* _Stated exercise_
Faithfully return all lines, omitting every embedded picture.

####

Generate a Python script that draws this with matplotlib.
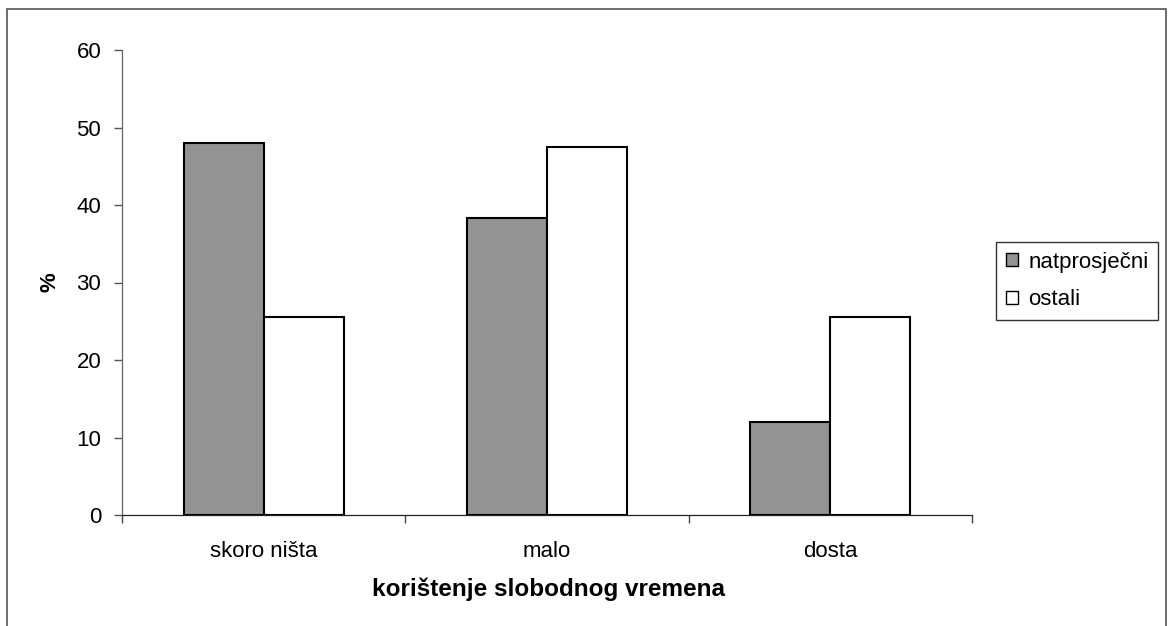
import matplotlib
matplotlib.use("Agg")
import matplotlib.pyplot as plt
from matplotlib.patches import Rectangle
import numpy as np

categories = ["skoro ništa", "malo", "dosta"]
natprosjecni = [48.0, 38.3, 12.0]
ostali = [25.5, 47.5, 25.5]
series_labels = ["natprosječni", "ostali"]
yticks = [0, 10, 20, 30, 40, 50, 60]

plt.rcParams['font.family'] = ['Liberation Sans', 'DejaVu Sans']

W, H = 1168, 626
fig = plt.figure(figsize=(W / 100, H / 100), dpi=100)
ax = fig.add_axes([122 / W, (H - 515) / H, (972 - 122) / W, (515 - 50) / H])

n = len(categories)
centers = np.arange(n) + 0.5
bw = 0.282
b1 = ax.bar(centers - bw, natprosjecni, width=bw, align='edge', color='#939393',
            edgecolor='black', linewidth=1.5, label=series_labels[0], zorder=3)
b2 = ax.bar(centers, ostali, width=bw, align='edge', color='white',
            edgecolor='black', linewidth=1.5, label=series_labels[1], zorder=3)

ax.set_xlim(0, n)
ax.set_ylim(0, 60)
ax.set_yticks(yticks)
ax.set_yticklabels([str(t) for t in yticks], fontsize=16)
ax.set_xticks(np.arange(n + 1))
ax.set_xticklabels([])
ax.set_xticks(centers, minor=True)
ax.set_xticklabels(categories, minor=True, fontsize=16)
ax.tick_params(axis='x', which='major', direction='out', length=6, width=1, color='#444444')
ax.tick_params(axis='x', which='minor', length=0, pad=19)
ax.tick_params(axis='y', direction='out', length=6, width=1, color='#555555', pad=9)

for s in ['top', 'right']:
    ax.spines[s].set_visible(False)
ax.spines['left'].set_color('#666666')
ax.spines['left'].set_linewidth(0.9)
ax.spines['bottom'].set_color('#222222')
ax.spines['bottom'].set_linewidth(0.9)

fig.text(50 / W, 1 - 282 / H, "%", rotation=90, fontsize=16, fontweight='bold',
         ha='center', va='center')
fig.text(548 / W, 1 - 589 / H, "korištenje slobodnog vremena", fontsize=17.5,
         fontweight='bold', ha='center', va='center')

leg = fig.legend(handles=[b1, b2], labels=series_labels, loc='center left',
                 bbox_to_anchor=(996 / W, 1 - 281 / H), fontsize=16,
                 frameon=True, fancybox=False, handlelength=0.55, handleheight=0.55,
                 handletextpad=0.45, labelspacing=0.75, borderpad=0.45, borderaxespad=0)
leg.get_frame().set_edgecolor('black')
leg.get_frame().set_linewidth(1.0)
for p in leg.get_patches():
    p.set_linewidth(1.0)

frame = Rectangle((7 / W, -0.05), (1166 - 7) / W, 1.05 - 9 / H, transform=fig.transFigure,
                  fill=False, edgecolor='#555555', linewidth=1.2)
fig.patches.append(frame)

fig.savefig("out.png", dpi=100)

####

* _Result for this exercise_
Generate a Python script that draws this with matplotlib.
import matplotlib
matplotlib.use("Agg")
import matplotlib.pyplot as plt
from matplotlib.patches import Rectangle
import numpy as np

categories = ["skoro ništa", "malo", "dosta"]
natprosjecni = [48.0, 38.3, 12.0]
ostali = [25.5, 47.5, 25.5]
series_labels = ["natprosječni", "ostali"]
yticks = [0, 10, 20, 30, 40, 50, 60]

plt.rcParams['font.family'] = ['Liberation Sans', 'DejaVu Sans']

W, H = 1168, 626
fig = plt.figure(figsize=(W / 100, H / 100), dpi=100)
ax = fig.add_axes([122 / W, (H - 515) / H, (972 - 122) / W, (515 - 50) / H])

n = len(categories)
centers = np.arange(n) + 0.5
bw = 0.282
b1 = ax.bar(centers - bw, natprosjecni, width=bw, align='edge', color='#939393',
            edgecolor='black', linewidth=1.5, label=series_labels[0], zorder=3)
b2 = ax.bar(centers, ostali, width=bw, align='edge', color='white',
            edgecolor='black', linewidth=1.5, label=series_labels[1], zorder=3)

ax.set_xlim(0, n)
ax.set_ylim(0, 60)
ax.set_yticks(yticks)
ax.set_yticklabels([str(t) for t in yticks], fontsize=16)
ax.set_xticks(np.arange(n + 1))
ax.set_xticklabels([])
ax.set_xticks(centers, minor=True)
ax.set_xticklabels(categories, minor=True, fontsize=16)
ax.tick_params(axis='x', which='major', direction='out', length=6, width=1, color='#444444')
ax.tick_params(axis='x', which='minor', length=0, pad=19)
ax.tick_params(axis='y', direction='out', length=6, width=1, color='#555555', pad=9)

for s in ['top', 'right']:
    ax.spines[s].set_visible(False)
ax.spines['left'].set_color('#666666')
ax.spines['left'].set_linewidth(0.9)
ax.spines['bottom'].set_color('#222222')
ax.spines['bottom'].set_linewidth(0.9)

fig.text(50 / W, 1 - 282 / H, "%", rotation=90, fontsize=16, fontweight='bold',
         ha='center', va='center')
fig.text(548 / W, 1 - 589 / H, "korištenje slobodnog vremena", fontsize=17.5,
         fontweight='bold', ha='center', va='center')

leg = fig.legend(handles=[b1, b2], labels=series_labels, loc='center left',
                 bbox_to_anchor=(996 / W, 1 - 281 / H), fontsize=16,
                 frameon=True, fancybox=False, handlelength=0.55, handleheight=0.55,
                 handletextpad=0.45, labelspacing=0.75, borderpad=0.45, borderaxespad=0)
leg.get_frame().set_edgecolor('black')
leg.get_frame().set_linewidth(1.0)
for p in leg.get_patches():
    p.set_linewidth(1.0)

frame = Rectangle((7 / W, -0.05), (1166 - 7) / W, 1.05 - 9 / H, transform=fig.transFigure,
                  fill=False, edgecolor='#555555', linewidth=1.2)
fig.patches.append(frame)

fig.savefig("out.png", dpi=100)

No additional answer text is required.